Martz went on to argue that because Owens' more favoreable consideration can be attributed to his flashy, controversial personality.
"Had they promoted themselves, which was contrary to everything we were about, they'd probably get in without an issue," continued Martz. "That's just not who we were."
"If they big-timed it and did all that dumb stuff, they'd probably get in earlier. I think they'll eventually get in. I don't think that's an issue, but it's tragic that people think of them like that. If Marvin Harrison gets in, how could they not get in?"
First of all, the whole "we didn't strut our stuff because we were humble and did our jobs" argument is moot on so many levels it's hardly worth discussing.

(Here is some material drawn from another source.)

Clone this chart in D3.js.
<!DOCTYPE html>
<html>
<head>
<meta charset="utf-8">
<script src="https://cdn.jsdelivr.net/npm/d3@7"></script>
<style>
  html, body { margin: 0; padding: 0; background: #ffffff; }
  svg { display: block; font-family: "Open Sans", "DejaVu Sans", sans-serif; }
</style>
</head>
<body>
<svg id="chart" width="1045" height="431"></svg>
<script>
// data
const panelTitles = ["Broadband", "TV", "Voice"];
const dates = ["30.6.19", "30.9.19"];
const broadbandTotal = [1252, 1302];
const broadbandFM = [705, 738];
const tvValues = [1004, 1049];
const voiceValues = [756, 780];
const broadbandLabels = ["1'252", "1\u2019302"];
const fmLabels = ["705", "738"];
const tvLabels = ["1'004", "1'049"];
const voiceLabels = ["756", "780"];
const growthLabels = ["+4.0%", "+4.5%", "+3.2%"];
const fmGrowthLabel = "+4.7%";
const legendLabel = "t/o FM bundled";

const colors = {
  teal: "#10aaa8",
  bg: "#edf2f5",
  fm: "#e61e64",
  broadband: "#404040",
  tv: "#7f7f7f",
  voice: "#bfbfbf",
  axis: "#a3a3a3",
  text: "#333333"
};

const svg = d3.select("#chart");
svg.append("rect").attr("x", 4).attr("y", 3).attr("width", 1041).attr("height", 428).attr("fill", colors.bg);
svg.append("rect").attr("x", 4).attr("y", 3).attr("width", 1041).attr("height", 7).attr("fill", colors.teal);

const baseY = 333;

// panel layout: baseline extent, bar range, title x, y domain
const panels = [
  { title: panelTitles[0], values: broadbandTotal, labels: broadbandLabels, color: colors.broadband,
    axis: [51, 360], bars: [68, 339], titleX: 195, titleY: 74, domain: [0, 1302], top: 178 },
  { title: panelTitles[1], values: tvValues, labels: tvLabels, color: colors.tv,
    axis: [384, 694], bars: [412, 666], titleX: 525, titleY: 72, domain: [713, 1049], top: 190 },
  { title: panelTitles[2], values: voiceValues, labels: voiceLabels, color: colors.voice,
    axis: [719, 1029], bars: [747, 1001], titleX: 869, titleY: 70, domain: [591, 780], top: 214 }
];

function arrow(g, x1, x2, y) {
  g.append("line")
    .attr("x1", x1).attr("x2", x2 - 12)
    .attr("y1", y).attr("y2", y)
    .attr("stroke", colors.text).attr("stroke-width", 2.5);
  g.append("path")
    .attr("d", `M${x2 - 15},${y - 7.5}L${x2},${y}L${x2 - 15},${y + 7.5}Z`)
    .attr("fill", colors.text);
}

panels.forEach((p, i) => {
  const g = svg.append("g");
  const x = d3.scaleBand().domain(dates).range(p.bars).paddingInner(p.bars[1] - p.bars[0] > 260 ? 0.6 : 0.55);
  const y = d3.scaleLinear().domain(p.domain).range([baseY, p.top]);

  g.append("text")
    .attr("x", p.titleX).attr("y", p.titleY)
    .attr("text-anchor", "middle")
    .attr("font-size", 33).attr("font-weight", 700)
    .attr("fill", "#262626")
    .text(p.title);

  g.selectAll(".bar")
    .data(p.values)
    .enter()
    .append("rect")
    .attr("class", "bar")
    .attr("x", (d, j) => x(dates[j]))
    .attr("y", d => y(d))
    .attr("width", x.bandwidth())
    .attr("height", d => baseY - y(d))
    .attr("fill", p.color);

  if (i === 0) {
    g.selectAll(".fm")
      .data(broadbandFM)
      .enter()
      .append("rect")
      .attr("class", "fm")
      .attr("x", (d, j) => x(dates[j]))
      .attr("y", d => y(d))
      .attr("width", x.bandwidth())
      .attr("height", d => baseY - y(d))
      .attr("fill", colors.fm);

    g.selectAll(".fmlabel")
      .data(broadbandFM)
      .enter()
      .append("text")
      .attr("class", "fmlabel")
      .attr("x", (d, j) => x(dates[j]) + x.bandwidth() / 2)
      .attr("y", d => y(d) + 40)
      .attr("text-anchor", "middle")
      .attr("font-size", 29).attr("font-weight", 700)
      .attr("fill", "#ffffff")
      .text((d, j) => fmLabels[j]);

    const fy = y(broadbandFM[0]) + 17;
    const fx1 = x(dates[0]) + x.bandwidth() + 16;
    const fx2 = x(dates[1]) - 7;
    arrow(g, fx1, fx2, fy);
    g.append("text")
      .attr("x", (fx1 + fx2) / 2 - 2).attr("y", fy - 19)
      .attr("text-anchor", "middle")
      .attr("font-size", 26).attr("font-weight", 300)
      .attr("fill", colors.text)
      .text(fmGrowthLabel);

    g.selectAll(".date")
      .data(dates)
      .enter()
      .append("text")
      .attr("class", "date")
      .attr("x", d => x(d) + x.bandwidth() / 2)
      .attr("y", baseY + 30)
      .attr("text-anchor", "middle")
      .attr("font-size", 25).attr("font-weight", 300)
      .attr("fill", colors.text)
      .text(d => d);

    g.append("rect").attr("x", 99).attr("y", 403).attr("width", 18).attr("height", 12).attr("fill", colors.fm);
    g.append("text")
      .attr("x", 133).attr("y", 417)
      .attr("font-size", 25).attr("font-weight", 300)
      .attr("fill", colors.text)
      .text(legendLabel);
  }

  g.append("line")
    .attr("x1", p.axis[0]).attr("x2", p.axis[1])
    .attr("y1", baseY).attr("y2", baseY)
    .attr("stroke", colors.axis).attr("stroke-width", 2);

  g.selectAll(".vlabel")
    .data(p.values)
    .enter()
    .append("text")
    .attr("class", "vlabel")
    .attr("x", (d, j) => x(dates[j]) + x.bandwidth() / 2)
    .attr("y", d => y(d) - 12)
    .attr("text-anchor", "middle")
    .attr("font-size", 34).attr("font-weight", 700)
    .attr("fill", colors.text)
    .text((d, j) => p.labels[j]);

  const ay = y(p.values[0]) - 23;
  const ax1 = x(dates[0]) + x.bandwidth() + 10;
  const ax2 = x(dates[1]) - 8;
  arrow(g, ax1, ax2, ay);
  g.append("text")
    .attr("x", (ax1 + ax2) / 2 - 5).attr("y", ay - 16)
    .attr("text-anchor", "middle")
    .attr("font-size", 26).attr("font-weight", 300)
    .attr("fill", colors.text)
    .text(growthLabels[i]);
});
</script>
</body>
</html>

Here's a look at the three players' career stats side-by-side.
Despite having nearly identical career numbers to Bruce in every other category, Owens blows him out of the water in terms of career touchdown numbers. The fact of the matter is that T.O. is a finalist in his first year of eligibility because he was inarguably one of the greatest end zone receiving threats of all time. Only Jerry Rice (197) and Randy Moss (156) have more career receiving TDs.
And sure, Holt and Bruce each have a Super Bowl ring and Owens does not. But if Super Bowl rings indicated first-ballot worthiness, special teams linebacker extraordinaire - and one of my personal favorite NFL players of all time, Larry Izzo - would make it in ahead of all three of these guys.
Regardless of his locker room antics, people can't possibly believe that that it's Terrell Owens' fault that he was only on one team that made it to a Super Bowl. Let's be honest, while in his prime he was one of - if not the best - players on his team.
A more appropriate comparison between Owens, Holt and Bruce is how they performed in similar scenarios in the Super Bowl. For example, all three of these players lost a Super Bowl to the early-2000's New England Patriots dynasty. But guess which receiver was the only of the three to have a dominant performance for their team in said Super Bowl loss?
Super Bowl XXXVI
Patriots 20, Rams 17
- Torry Holt: 5 receptions, 49 yards
- Isaac Bruce: 5 receptions, 56 yards
Super Bowl XXXIX
Patriots 24, Eagles 21
- Terrell Owens: 9 receptions, 122 yards
Holt and Bruce had mediocre performances in a very close Super Bowl against the Patriots that came down to a field goal. Owens was superb in a very close Super Bowl against the same Patriots that came down to a field goal. And don't even try to say that it's because Holt and Bruce were splitting targets from Kurt Warner while Donovan McNabb gave all his big shots to Owens, because that would be categorically incorrect. Brian Westbrook had 60 yards on 7 catches, Todd Pinkston had 4 catches for 82 yards and Greg Lewis had 4 receptions for 53 yards.
At the end of the day, all three of these receivers belong in the Hall of Fame. But if Owens does make it in ahead of the other two, it will be because he earned it in the end zone. It's as simple as that.